3 Races for the price of 1

First race as a 30 year old
I had a great experience racing in NY for the Geneva Continental Cup. My parents were able to make the trek up to watch another race this year. I spent my 30th birthday on the plane traveling to the race and looked forward to racing after a long break. The race course is great with a no wetsuit swim, a challenging bike course, and flat run. I was looking forward to the bike since each loop includes some tight crit-like turns and a decent climb and decent. This was the first triathlon I have done that starts after noon; the race starts at 3pm. I am not sure how to plan my nutrition for racing at that time since I normally only eat breakfast before my races. The race started okay but the swim didn’t go quite as planned; I lost contact with the lead gals and was chasing them for the last 500 meters. Exiting the swim I was 20 seconds down and had to work hard on the bike to bridge to the front pack. The bike went well our group worked well and put time in the other packs. Exiting the bike, we had a sizable gap on the other racers. The run started off poorly but improved steadily until the last two laps when I started to feel normal. I was able to finish in 3rd moving out of 4th place in the last lap. Overall I was disappointed with my run but happy overall with the effort and excited for my world cup races in the next two weekends.

Sickpuppy in Austria
I traveled to Kitzbuhel Austria for a world cup race and caught a bug that turned into bronchitis. By the time I arrived at the race, I was sick as a dog. Luckily, my mom accompanied me to the race and was able to help me cope. The bronchitis had me wheezing and hacking up with any minor aerobic effort. On race morning, my mom did some respiratory therapy on my back to loosen up my lungs. But even as I was riding to the start I was hacking and coughing in a tiring effort. By the start, I just wanted to finish the race and go back to bed. I finished the race and actually held together pretty well until the run when my exhaustion from battling the illness caught up with me. I finished the race and wanted to immediately collapse into any bed. As soon as I finished, I started a course of antibiotics in the hope that I could kick the illness before next weekend’s world cup race in Salford.

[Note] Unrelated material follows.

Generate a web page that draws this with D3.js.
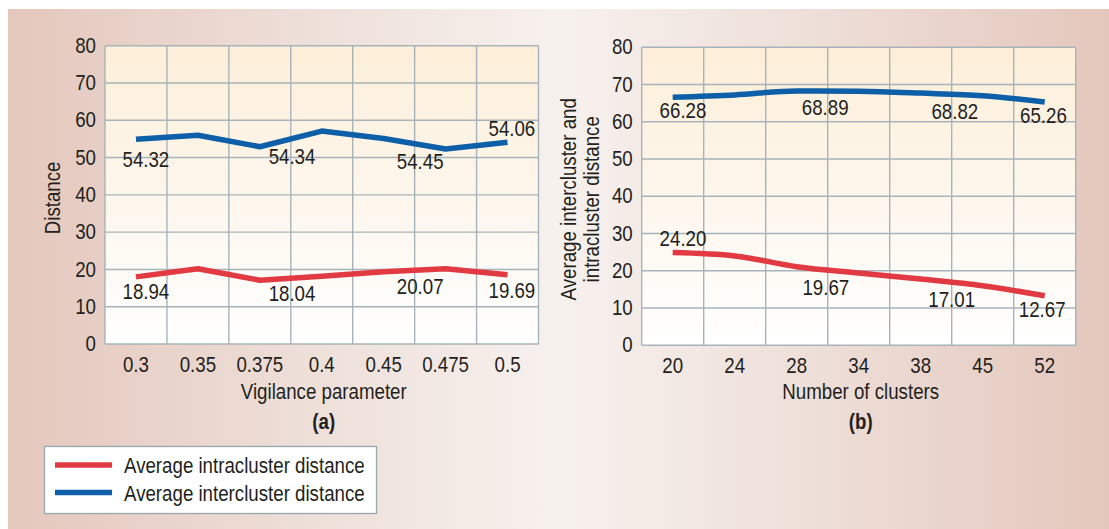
<!DOCTYPE html>
<html>
<head>
<meta charset="utf-8">
<script src="https://cdn.jsdelivr.net/npm/d3@7"></script>
<style>
  html, body { margin: 0; padding: 0; background: #ffffff; }
  svg { display: block; }
  text { font-family: "Liberation Sans", Arial, sans-serif; fill: #231f20; }
</style>
</head>
<body>
<svg id="chart" width="1109" height="529"></svg>
<script>
// ---------- data ----------
const categoriesA = ["0.3", "0.35", "0.375", "0.4", "0.45", "0.475", "0.5"];
const intraA = [18.0, 20.2, 17.1, 18.2, 19.4, 20.2, 18.6];
const interA = [54.9, 56.0, 52.9, 57.1, 55.1, 52.3, 54.1];

const categoriesB = ["20", "24", "28", "34", "38", "45", "52"];
const intraB = [24.9, 24.0, 21.1, 19.4, 17.8, 16.0, 13.3];
const interB = [66.6, 67.2, 68.3, 68.2, 67.7, 67.0, 65.3];

const yTicks = [0, 10, 20, 30, 40, 50, 60, 70, 80];

// value annotations printed on the chart
const labelsInterA = ["54.32", "54.34", "54.45", "54.06"];
const labelsIntraA = ["18.94", "18.04", "20.07", "19.69"];
const labelsInterB = ["66.28", "68.89", "68.82", "65.26"];
const labelsIntraB = ["24.20", "19.67", "17.01", "12.67"];

const seriesNames = ["Average intracluster distance", "Average intercluster distance"];

// ---------- layout (positions, not data) ----------
const annotSlotsA = { inter: [0.66, 3.02, 5.09, 6.57], intra: [0.66, 3.02, 5.09, 6.57] };
const annotLevelA = { inter: [47.55, 48.27, 46.85, 55.78], intra: [12.07, 11.53, 13.33, 12.26] };
const annotSlotsB = { inter: [0.666, 2.96, 5.05, 6.48], intra: [0.666, 2.97, 5.0, 6.46] };
const annotLevelB = { inter: [60.9, 61.8, 60.7, 59.6], intra: [26.7, 13.5, 10.4, 7.5] };

const RED = "#e23a43";
const BLUE = "#0d5fa8";
const GRID = "#a7b3ba";
const FS = 22;
const SX = 0.85; // horizontal condensing of the type

const svg = d3.select("#chart");
const defs = svg.append("defs");

const bg = defs.append("linearGradient").attr("id", "bgGrad")
  .attr("x1", "0").attr("y1", "0").attr("x2", "1").attr("y2", "0");
bg.append("stop").attr("offset", "0").attr("stop-color", "#e4c7bc");
bg.append("stop").attr("offset", "0.25").attr("stop-color", "#edddd6");
bg.append("stop").attr("offset", "0.5").attr("stop-color", "#f7f1ee");
bg.append("stop").attr("offset", "0.75").attr("stop-color", "#edddd6");
bg.append("stop").attr("offset", "1").attr("stop-color", "#e4c7bc");

const pg = defs.append("linearGradient").attr("id", "plotGrad")
  .attr("x1", "0").attr("y1", "0").attr("x2", "0").attr("y2", "1");
pg.append("stop").attr("offset", "0").attr("stop-color", "#fdefd9");
pg.append("stop").attr("offset", "0.55").attr("stop-color", "#fdf7ee");
pg.append("stop").attr("offset", "1").attr("stop-color", "#ffffff");

svg.append("rect").attr("x", 8).attr("y", 9).attr("width", 1101).attr("height", 520)
  .attr("fill", "url(#bgGrad)");

// place condensed text at (x, y) with optional rotation
function ctext(parent, x, y, str, opts = {}) {
  const rot = opts.rotate ? ` rotate(${opts.rotate})` : "";
  return parent.append("text")
    .attr("transform", `translate(${x},${y})${rot} scale(${SX},1)`)
    .attr("text-anchor", opts.anchor || "start")
    .attr("font-size", FS)
    .attr("font-weight", opts.bold ? "bold" : null)
    .text(str);
}

function panel(cfg) {
  const { left, right, top, bottom, cats, intra, inter, curve, annot } = cfg;
  const x = d3.scaleBand().domain(cats).range([left, right]).padding(0);
  const y = d3.scaleLinear().domain([0, 80]).range([bottom, top]);
  const slot = d3.scaleLinear().domain([0, cats.length]).range([left, right]);
  const g = svg.append("g");

  g.append("rect").attr("x", left).attr("y", top).attr("width", right - left).attr("height", bottom - top)
    .attr("fill", "url(#plotGrad)");

  // grid
  g.selectAll(".hg").data(yTicks).join("line")
    .attr("x1", left).attr("x2", right).attr("y1", d => y(d)).attr("y2", d => y(d))
    .attr("stroke", GRID).attr("stroke-width", 1.4);
  const vlines = d3.range(cats.length + 1);
  g.selectAll(".vg").data(vlines).join("line")
    .attr("x1", d => slot(d)).attr("x2", d => slot(d)).attr("y1", top).attr("y2", bottom)
    .attr("stroke", GRID).attr("stroke-width", 1.4);

  // y axis labels
  const ya = g.append("g").attr("transform", `translate(${left},0)`)
    .call(d3.axisLeft(y).tickValues(yTicks).tickSize(0).tickPadding(9));
  ya.select(".domain").remove();
  ya.selectAll("text").attr("font-size", FS).attr("font-family", null).attr("fill", "#231f20")
    .attr("dy", "0.3em").attr("x", -9 / SX).attr("transform", `scale(${SX},1)`);

  // x axis labels
  const xa = g.append("g").attr("transform", `translate(0,${bottom})`)
    .call(d3.axisBottom(x).tickSize(0).tickPadding(12));
  xa.select(".domain").remove();
  xa.selectAll("text").attr("font-size", FS).attr("font-family", null).attr("fill", "#231f20")
    .attr("dy", "0.71em").attr("transform", `scale(${SX},1)`);

  const line = d3.line().x((d, i) => x(cats[i]) + x.bandwidth() / 2).y(d => y(d)).curve(curve);
  g.append("path").datum(inter).attr("d", line).attr("fill", "none")
    .attr("stroke", BLUE).attr("stroke-width", 5.5).attr("stroke-linejoin", "round");
  g.append("path").datum(intra).attr("d", line).attr("fill", "none")
    .attr("stroke", RED).attr("stroke-width", 5.5).attr("stroke-linejoin", "round");

  const put = (labels, slots, levels) => {
    labels.forEach((t, i) => ctext(g, slot(slots[i]), y(levels[i]), t, { anchor: "middle" }));
  };
  put(annot.interLabels, annot.slots.inter, annot.levels.inter);
  put(annot.intraLabels, annot.slots.intra, annot.levels.intra);

  // x title and panel letter
  const cx = (left + right) / 2 + 2;
  ctext(g, cx, 399, cfg.xTitle, { anchor: "middle" });
  ctext(g, cx, 429, cfg.letter, { anchor: "middle", bold: true });

  // y title
  const cy = (top + bottom) / 2 + 3;
  cfg.yTitle.forEach((t, i) => ctext(g, cfg.yTitleX[i], cy, t, { anchor: "middle", rotate: -90 }));
}

panel({
  left: 105, right: 538.5, top: 45.7, bottom: 344,
  cats: categoriesA, intra: intraA, inter: interA, curve: d3.curveLinear,
  annot: { interLabels: labelsInterA, intraLabels: labelsIntraA, slots: annotSlotsA, levels: annotLevelA },
  xTitle: "Vigilance parameter", letter: "(a)",
  yTitle: ["Distance"], yTitleX: [60]
});

panel({
  left: 641.7, right: 1075.7, top: 47.3, bottom: 345.3,
  cats: categoriesB, intra: intraB, inter: interB, curve: d3.curveMonotoneX,
  annot: { interLabels: labelsInterB, intraLabels: labelsIntraB, slots: annotSlotsB, levels: annotLevelB },
  xTitle: "Number of clusters", letter: "(b)",
  yTitle: ["Average intercluster and", "intracluster distance"], yTitleX: [576, 599]
});

// legend
const lg = svg.append("g");
lg.append("rect").attr("x", 44.5).attr("y", 446.5).attr("width", 332).attr("height", 67)
  .attr("fill", "#ffffff").attr("stroke", "#98a6ae").attr("stroke-width", 1.3);
const legendColors = [RED, BLUE];
lg.selectAll(".li").data(seriesNames).join("line")
  .attr("x1", 55).attr("x2", 112).attr("y1", (d, i) => 465 + i * 27.5).attr("y2", (d, i) => 465 + i * 27.5)
  .attr("stroke", (d, i) => legendColors[i]).attr("stroke-width", 5.5);
seriesNames.forEach((name, i) => ctext(lg, 124, 473 + i * 27.5, name));
</script>
</body>
</html>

What a difference a week makes
By the race weekend in Salford, I was feeling much better; still not 100% but night and day from where I was only a week earlier in Kitzbuhel. By the race day, I felt confident that at least my body was doing double duty battling an illness along with having to race. The swim went well and I exited in the front of a large pack. One the bike, I did a lot of work pulling to try to keep the pace honest so that we weren’t caught by the other packs strung out along the course. Sadly, I think I wasted some energy that I really didn’t have to expend and suffered more on the run as a result of biking so hard. On the run, I felt steady but not fast. When I finished the race I was frustrated by my performance but not upset considering the events of the last three weeks.